*Direction*
Leave the pictures out and retype the lines from the beginning through the line with "(grens) at (540,57)", both ends included.

*Dataset content*
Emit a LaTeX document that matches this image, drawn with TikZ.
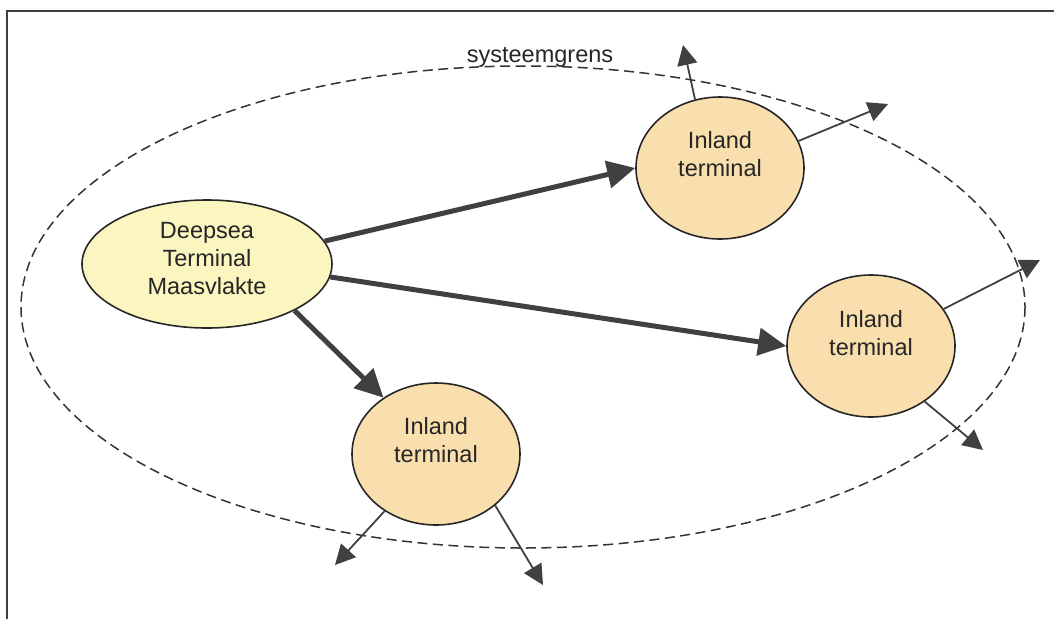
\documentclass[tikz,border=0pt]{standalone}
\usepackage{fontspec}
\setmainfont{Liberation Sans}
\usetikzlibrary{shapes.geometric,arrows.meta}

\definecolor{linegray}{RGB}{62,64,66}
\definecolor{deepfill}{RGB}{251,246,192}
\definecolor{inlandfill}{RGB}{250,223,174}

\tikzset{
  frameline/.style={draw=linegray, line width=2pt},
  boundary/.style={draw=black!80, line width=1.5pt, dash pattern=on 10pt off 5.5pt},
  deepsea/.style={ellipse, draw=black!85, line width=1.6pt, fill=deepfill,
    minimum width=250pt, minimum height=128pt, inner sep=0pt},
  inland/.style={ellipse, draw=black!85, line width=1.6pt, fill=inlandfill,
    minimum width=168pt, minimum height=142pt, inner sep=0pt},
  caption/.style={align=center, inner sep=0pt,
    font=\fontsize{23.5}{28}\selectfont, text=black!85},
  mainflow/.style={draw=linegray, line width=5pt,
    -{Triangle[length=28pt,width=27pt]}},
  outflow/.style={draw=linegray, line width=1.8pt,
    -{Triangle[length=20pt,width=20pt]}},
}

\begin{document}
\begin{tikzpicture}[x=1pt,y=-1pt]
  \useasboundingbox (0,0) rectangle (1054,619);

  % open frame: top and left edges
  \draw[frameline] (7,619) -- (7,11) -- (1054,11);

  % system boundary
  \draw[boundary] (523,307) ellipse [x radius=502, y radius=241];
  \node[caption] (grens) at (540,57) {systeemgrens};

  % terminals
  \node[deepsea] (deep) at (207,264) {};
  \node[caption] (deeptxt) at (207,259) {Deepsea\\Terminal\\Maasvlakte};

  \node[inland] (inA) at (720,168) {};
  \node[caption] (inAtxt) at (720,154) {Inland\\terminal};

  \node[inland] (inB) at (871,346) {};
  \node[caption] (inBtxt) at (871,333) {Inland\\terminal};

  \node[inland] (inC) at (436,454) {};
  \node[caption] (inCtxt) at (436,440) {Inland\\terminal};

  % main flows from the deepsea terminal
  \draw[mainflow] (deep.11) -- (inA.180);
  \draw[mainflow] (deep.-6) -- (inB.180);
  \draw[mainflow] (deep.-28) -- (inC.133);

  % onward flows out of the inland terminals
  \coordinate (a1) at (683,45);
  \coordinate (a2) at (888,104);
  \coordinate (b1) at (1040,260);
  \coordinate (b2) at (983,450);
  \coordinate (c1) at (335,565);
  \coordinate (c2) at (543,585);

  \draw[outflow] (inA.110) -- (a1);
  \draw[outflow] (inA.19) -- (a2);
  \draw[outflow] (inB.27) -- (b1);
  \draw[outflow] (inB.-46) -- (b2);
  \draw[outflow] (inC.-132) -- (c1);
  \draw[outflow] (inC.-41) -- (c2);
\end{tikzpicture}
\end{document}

*Full response*
Emit a LaTeX document that matches this image, drawn with TikZ.
\documentclass[tikz,border=0pt]{standalone}
\usepackage{fontspec}
\setmainfont{Liberation Sans}
\usetikzlibrary{shapes.geometric,arrows.meta}

\definecolor{linegray}{RGB}{62,64,66}
\definecolor{deepfill}{RGB}{251,246,192}
\definecolor{inlandfill}{RGB}{250,223,174}

\tikzset{
  frameline/.style={draw=linegray, line width=2pt},
  boundary/.style={draw=black!80, line width=1.5pt, dash pattern=on 10pt off 5.5pt},
  deepsea/.style={ellipse, draw=black!85, line width=1.6pt, fill=deepfill,
    minimum width=250pt, minimum height=128pt, inner sep=0pt},
  inland/.style={ellipse, draw=black!85, line width=1.6pt, fill=inlandfill,
    minimum width=168pt, minimum height=142pt, inner sep=0pt},
  caption/.style={align=center, inner sep=0pt,
    font=\fontsize{23.5}{28}\selectfont, text=black!85},
  mainflow/.style={draw=linegray, line width=5pt,
    -{Triangle[length=28pt,width=27pt]}},
  outflow/.style={draw=linegray, line width=1.8pt,
    -{Triangle[length=20pt,width=20pt]}},
}

\begin{document}
\begin{tikzpicture}[x=1pt,y=-1pt]
  \useasboundingbox (0,0) rectangle (1054,619);

  % open frame: top and left edges
  \draw[frameline] (7,619) -- (7,11) -- (1054,11);

  % system boundary
  \draw[boundary] (523,307) ellipse [x radius=502, y radius=241];
  \node[caption] (grens) at (540,57) {systeemgrens};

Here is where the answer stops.